Retype all of the listing exactly, passing over any picture you find.

** begin Given data **

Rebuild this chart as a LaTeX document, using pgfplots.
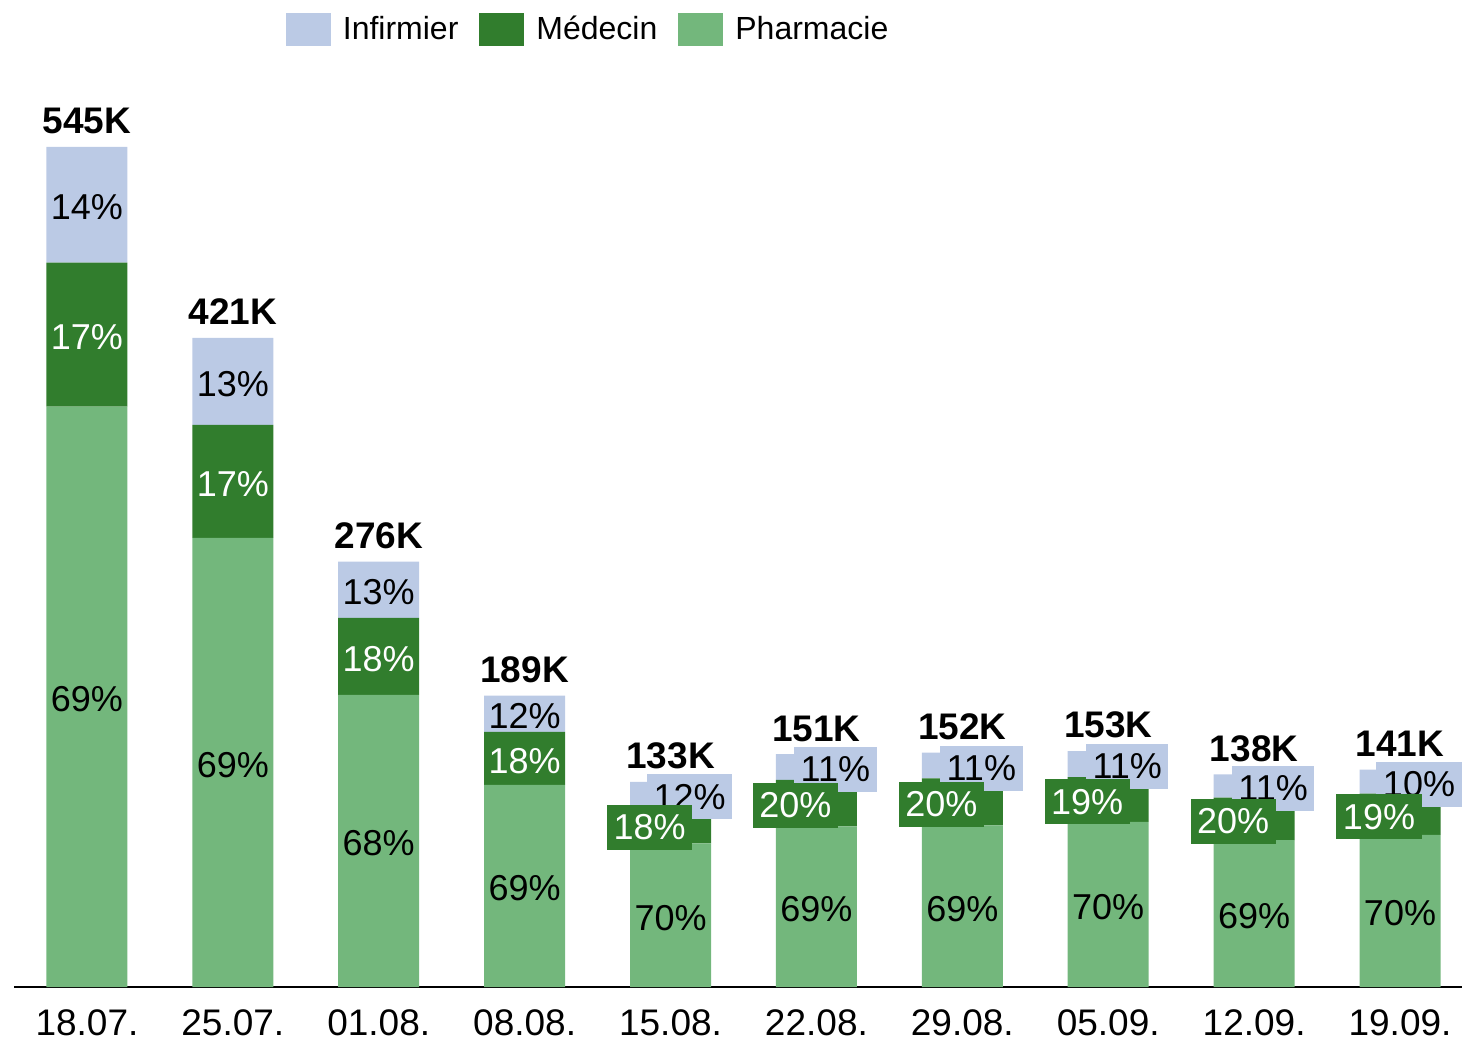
\documentclass[border=0pt]{standalone}
\usepackage{fontspec}
\setmainfont{Liberation Sans}
\usepackage{pgfplots}
\usepackage{pgfplotstable}
\pgfplotsset{compat=1.18}
\definecolor{cinf}{RGB}{187,202,229}
\definecolor{cmed}{RGB}{49,125,45}
\definecolor{cpha}{RGB}{115,183,124}

\pgfplotstableread{
x pha med inf
0 376.4 93.4 75.2
1 291.4 73.3 56.3
2 189.5 50.0 36.5
3 131.1 34.4 23.5
4 93.1 23.9 16.0
5 104.2 30.2 16.6
6 104.9 30.4 16.7
7 107.1 29.1 16.8
8 95.2 27.6 15.2
9 98.7 26.8 15.5
}\datatable

\tikzset{
  pct/.style={font=\fontsize{18}{20}\selectfont, inner xsep=3.25pt, inner ysep=0pt, minimum height=22.5pt, anchor=center, yshift=-1.25pt},
  tot/.style={font=\fontsize{18.5}{20}\selectfont\bfseries, inner sep=0pt, anchor=base, yshift=6.6pt}
}

\begin{document}
\begin{tikzpicture}
\useasboundingbox (-7pt,-27pt) rectangle (724pt,493.5pt);
\begin{axis}[
  at={(0,0)}, anchor=south west,
  scale only axis, width=724pt, height=462.5pt,
  xmin=-0.5, xmax=9.425, ymin=0, ymax=600,
  ybar stacked, bar width=40.5pt,
  axis x line=bottom, axis y line=none,
  axis line style={-, line width=1pt},
  xtick={0,...,9},
  xticklabels={18.07.,25.07.,01.08.,08.08.,15.08.,22.08.,29.08.,05.09.,12.09.,19.09.},
  major tick length=0pt,
  xticklabel style={font=\fontsize{18.5}{20}\selectfont, inner sep=0pt, anchor=north, yshift=-11pt},
  ytick=\empty,
  clip=false,
  reverse legend,
  legend columns=3,
  legend style={at={(0.3958,1.035)}, anchor=center, draw=none, fill=none,
    font=\fontsize{16}{18}\selectfont, inner sep=0pt, nodes={inner sep=0pt},
    /tikz/every odd column/.append style={column sep=6pt},
    /tikz/every even column/.append style={column sep=10.5pt}},
  legend image code/.code={\fill[#1] (0pt,-8.25pt) rectangle (22.5pt,8.25pt);},
]
\addplot[fill=cpha, draw=none] table[x=x,y=pha]{\datatable};
\addlegendentry{Pharmacie}
\addplot[fill=cmed, draw=none] table[x=x,y=med]{\datatable};
\addlegendentry{Médecin}
\addplot[fill=cinf, draw=none] table[x=x,y=inf]{\datatable};
\addlegendentry{Infirmier}

\coordinate (p0) at (axis cs:0,188.2);
\coordinate (p1) at (axis cs:1,145.7);
\coordinate (p2) at (axis cs:2,94.75);
\coordinate (p3) at (axis cs:3,65.55);
\coordinate (p4) at (axis cs:4,46.55);
\coordinate (p5) at (axis cs:5,52.1);
\coordinate (p6) at (axis cs:6,52.45);
\coordinate (p7) at (axis cs:7,53.55);
\coordinate (p8) at (axis cs:8,47.6);
\coordinate (p9) at (axis cs:9,49.35);
\coordinate (i0) at (axis cs:0,507.4);
\coordinate (i1) at (axis cs:1,392.85);
\coordinate (i2) at (axis cs:2,257.75);
\coordinate (i3) at (axis cs:3,177.25);
\coordinate (i4) at (axis cs:4,125);
\coordinate (i5) at (axis cs:5,142.7);
\coordinate (i6) at (axis cs:6,143.65);
\coordinate (i7) at (axis cs:7,144.6);
\coordinate (i8) at (axis cs:8,130.4);
\coordinate (i9) at (axis cs:9,133.25);
\coordinate (m0) at (axis cs:0,423.1);
\coordinate (m1) at (axis cs:1,328.05);
\coordinate (m2) at (axis cs:2,214.5);
\coordinate (m3) at (axis cs:3,148.3);
\coordinate (m4) at (axis cs:4,105.05);
\coordinate (m5) at (axis cs:5,119.3);
\coordinate (m6) at (axis cs:6,120.1);
\coordinate (m7) at (axis cs:7,121.65);
\coordinate (m8) at (axis cs:8,109);
\coordinate (m9) at (axis cs:9,112.1);
\coordinate (t0) at (axis cs:0,545);
\coordinate (t1) at (axis cs:1,421);
\coordinate (t2) at (axis cs:2,276);
\coordinate (t3) at (axis cs:3,189);
\coordinate (t4) at (axis cs:4,133);
\coordinate (t5) at (axis cs:5,151);
\coordinate (t6) at (axis cs:6,152);
\coordinate (t7) at (axis cs:7,153);
\coordinate (t8) at (axis cs:8,138);
\coordinate (t9) at (axis cs:9,141);
\end{axis}
% Pharmacie labels
\node[pct] at (p0) {69\%};
\node[pct] at (p1) {69\%};
\node[pct] at (p2) {68\%};
\node[pct] at (p3) {69\%};
\node[pct] at (p4) {70\%};
\node[pct] at (p5) {69\%};
\node[pct] at (p6) {69\%};
\node[pct] at (p7) {70\%};
\node[pct] at (p8) {69\%};
\node[pct] at (p9) {70\%};
% Infirmier labels
\node[pct] at (i0) {14\%};
\node[pct] at (i1) {13\%};
\node[pct] at (i2) {13\%};
\node[pct] at (i3) {12\%};
\node[pct, fill=cinf, xshift=9.5pt] at (i4) {12\%};
\node[pct, fill=cinf, xshift=9.5pt] at (i5) {11\%};
\node[pct, fill=cinf, xshift=9.5pt] at (i6) {11\%};
\node[pct, fill=cinf, xshift=9.5pt] at (i7) {11\%};
\node[pct, fill=cinf, xshift=9.5pt] at (i8) {11\%};
\node[pct, fill=cinf, xshift=9.5pt] at (i9) {10\%};
% Medecin labels
\node[pct, text=white] at (m0) {17\%};
\node[pct, text=white] at (m1) {17\%};
\node[pct, text=white] at (m2) {18\%};
\node[pct, text=white] at (m3) {18\%};
\node[pct, text=white, fill=cmed, xshift=-10.5pt] at (m4) {18\%};
\node[pct, text=white, fill=cmed, xshift=-10.5pt] at (m5) {20\%};
\node[pct, text=white, fill=cmed, xshift=-10.5pt] at (m6) {20\%};
\node[pct, text=white, fill=cmed, xshift=-10.5pt] at (m7) {19\%};
\node[pct, text=white, fill=cmed, xshift=-10.5pt] at (m8) {20\%};
\node[pct, text=white, fill=cmed, xshift=-10.5pt] at (m9) {19\%};
% Totals
\node[tot] at (t0) {545K};
\node[tot] at (t1) {421K};
\node[tot] at (t2) {276K};
\node[tot] at (t3) {189K};
\node[tot] at (t4) {133K};
\node[tot] at (t5) {151K};
\node[tot] at (t6) {152K};
\node[tot] at (t7) {153K};
\node[tot] at (t8) {138K};
\node[tot] at (t9) {141K};
\end{tikzpicture}
\end{document}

** end Given data **

### Answer:
Rebuild this chart as a LaTeX document, using pgfplots.
\documentclass[border=0pt]{standalone}
\usepackage{fontspec}
\setmainfont{Liberation Sans}
\usepackage{pgfplots}
\usepackage{pgfplotstable}
\pgfplotsset{compat=1.18}
\definecolor{cinf}{RGB}{187,202,229}
\definecolor{cmed}{RGB}{49,125,45}
\definecolor{cpha}{RGB}{115,183,124}

\pgfplotstableread{
x pha med inf
0 376.4 93.4 75.2
1 291.4 73.3 56.3
2 189.5 50.0 36.5
3 131.1 34.4 23.5
4 93.1 23.9 16.0
5 104.2 30.2 16.6
6 104.9 30.4 16.7
7 107.1 29.1 16.8
8 95.2 27.6 15.2
9 98.7 26.8 15.5
}\datatable

\tikzset{
  pct/.style={font=\fontsize{18}{20}\selectfont, inner xsep=3.25pt, inner ysep=0pt, minimum height=22.5pt, anchor=center, yshift=-1.25pt},
  tot/.style={font=\fontsize{18.5}{20}\selectfont\bfseries, inner sep=0pt, anchor=base, yshift=6.6pt}
}

\begin{document}
\begin{tikzpicture}
\useasboundingbox (-7pt,-27pt) rectangle (724pt,493.5pt);
\begin{axis}[
  at={(0,0)}, anchor=south west,
  scale only axis, width=724pt, height=462.5pt,
  xmin=-0.5, xmax=9.425, ymin=0, ymax=600,
  ybar stacked, bar width=40.5pt,
  axis x line=bottom, axis y line=none,
  axis line style={-, line width=1pt},
  xtick={0,...,9},
  xticklabels={18.07.,25.07.,01.08.,08.08.,15.08.,22.08.,29.08.,05.09.,12.09.,19.09.},
  major tick length=0pt,
  xticklabel style={font=\fontsize{18.5}{20}\selectfont, inner sep=0pt, anchor=north, yshift=-11pt},
  ytick=\empty,
  clip=false,
  reverse legend,
  legend columns=3,
  legend style={at={(0.3958,1.035)}, anchor=center, draw=none, fill=none,
    font=\fontsize{16}{18}\selectfont, inner sep=0pt, nodes={inner sep=0pt},
    /tikz/every odd column/.append style={column sep=6pt},
    /tikz/every even column/.append style={column sep=10.5pt}},
  legend image code/.code={\fill[#1] (0pt,-8.25pt) rectangle (22.5pt,8.25pt);},
]
\addplot[fill=cpha, draw=none] table[x=x,y=pha]{\datatable};
\addlegendentry{Pharmacie}
\addplot[fill=cmed, draw=none] table[x=x,y=med]{\datatable};
\addlegendentry{Médecin}
\addplot[fill=cinf, draw=none] table[x=x,y=inf]{\datatable};
\addlegendentry{Infirmier}

\coordinate (p0) at (axis cs:0,188.2);
\coordinate (p1) at (axis cs:1,145.7);
\coordinate (p2) at (axis cs:2,94.75);
\coordinate (p3) at (axis cs:3,65.55);
\coordinate (p4) at (axis cs:4,46.55);
\coordinate (p5) at (axis cs:5,52.1);
\coordinate (p6) at (axis cs:6,52.45);
\coordinate (p7) at (axis cs:7,53.55);
\coordinate (p8) at (axis cs:8,47.6);
\coordinate (p9) at (axis cs:9,49.35);
\coordinate (i0) at (axis cs:0,507.4);
\coordinate (i1) at (axis cs:1,392.85);
\coordinate (i2) at (axis cs:2,257.75);
\coordinate (i3) at (axis cs:3,177.25);
\coordinate (i4) at (axis cs:4,125);
\coordinate (i5) at (axis cs:5,142.7);
\coordinate (i6) at (axis cs:6,143.65);
\coordinate (i7) at (axis cs:7,144.6);
\coordinate (i8) at (axis cs:8,130.4);
\coordinate (i9) at (axis cs:9,133.25);
\coordinate (m0) at (axis cs:0,423.1);
\coordinate (m1) at (axis cs:1,328.05);
\coordinate (m2) at (axis cs:2,214.5);
\coordinate (m3) at (axis cs:3,148.3);
\coordinate (m4) at (axis cs:4,105.05);
\coordinate (m5) at (axis cs:5,119.3);
\coordinate (m6) at (axis cs:6,120.1);
\coordinate (m7) at (axis cs:7,121.65);
\coordinate (m8) at (axis cs:8,109);
\coordinate (m9) at (axis cs:9,112.1);
\coordinate (t0) at (axis cs:0,545);
\coordinate (t1) at (axis cs:1,421);
\coordinate (t2) at (axis cs:2,276);
\coordinate (t3) at (axis cs:3,189);
\coordinate (t4) at (axis cs:4,133);
\coordinate (t5) at (axis cs:5,151);
\coordinate (t6) at (axis cs:6,152);
\coordinate (t7) at (axis cs:7,153);
\coordinate (t8) at (axis cs:8,138);
\coordinate (t9) at (axis cs:9,141);
\end{axis}
% Pharmacie labels
\node[pct] at (p0) {69\%};
\node[pct] at (p1) {69\%};
\node[pct] at (p2) {68\%};
\node[pct] at (p3) {69\%};
\node[pct] at (p4) {70\%};
\node[pct] at (p5) {69\%};
\node[pct] at (p6) {69\%};
\node[pct] at (p7) {70\%};
\node[pct] at (p8) {69\%};
\node[pct] at (p9) {70\%};
% Infirmier labels
\node[pct] at (i0) {14\%};
\node[pct] at (i1) {13\%};
\node[pct] at (i2) {13\%};
\node[pct] at (i3) {12\%};
\node[pct, fill=cinf, xshift=9.5pt] at (i4) {12\%};
\node[pct, fill=cinf, xshift=9.5pt] at (i5) {11\%};
\node[pct, fill=cinf, xshift=9.5pt] at (i6) {11\%};
\node[pct, fill=cinf, xshift=9.5pt] at (i7) {11\%};
\node[pct, fill=cinf, xshift=9.5pt] at (i8) {11\%};
\node[pct, fill=cinf, xshift=9.5pt] at (i9) {10\%};
% Medecin labels
\node[pct, text=white] at (m0) {17\%};
\node[pct, text=white] at (m1) {17\%};
\node[pct, text=white] at (m2) {18\%};
\node[pct, text=white] at (m3) {18\%};
\node[pct, text=white, fill=cmed, xshift=-10.5pt] at (m4) {18\%};
\node[pct, text=white, fill=cmed, xshift=-10.5pt] at (m5) {20\%};
\node[pct, text=white, fill=cmed, xshift=-10.5pt] at (m6) {20\%};
\node[pct, text=white, fill=cmed, xshift=-10.5pt] at (m7) {19\%};
\node[pct, text=white, fill=cmed, xshift=-10.5pt] at (m8) {20\%};
\node[pct, text=white, fill=cmed, xshift=-10.5pt] at (m9) {19\%};
% Totals
\node[tot] at (t0) {545K};
\node[tot] at (t1) {421K};
\node[tot] at (t2) {276K};
\node[tot] at (t3) {189K};
\node[tot] at (t4) {133K};
\node[tot] at (t5) {151K};
\node[tot] at (t6) {152K};
\node[tot] at (t7) {153K};
\node[tot] at (t8) {138K};
\node[tot] at (t9) {141K};
\end{tikzpicture}
\end{document}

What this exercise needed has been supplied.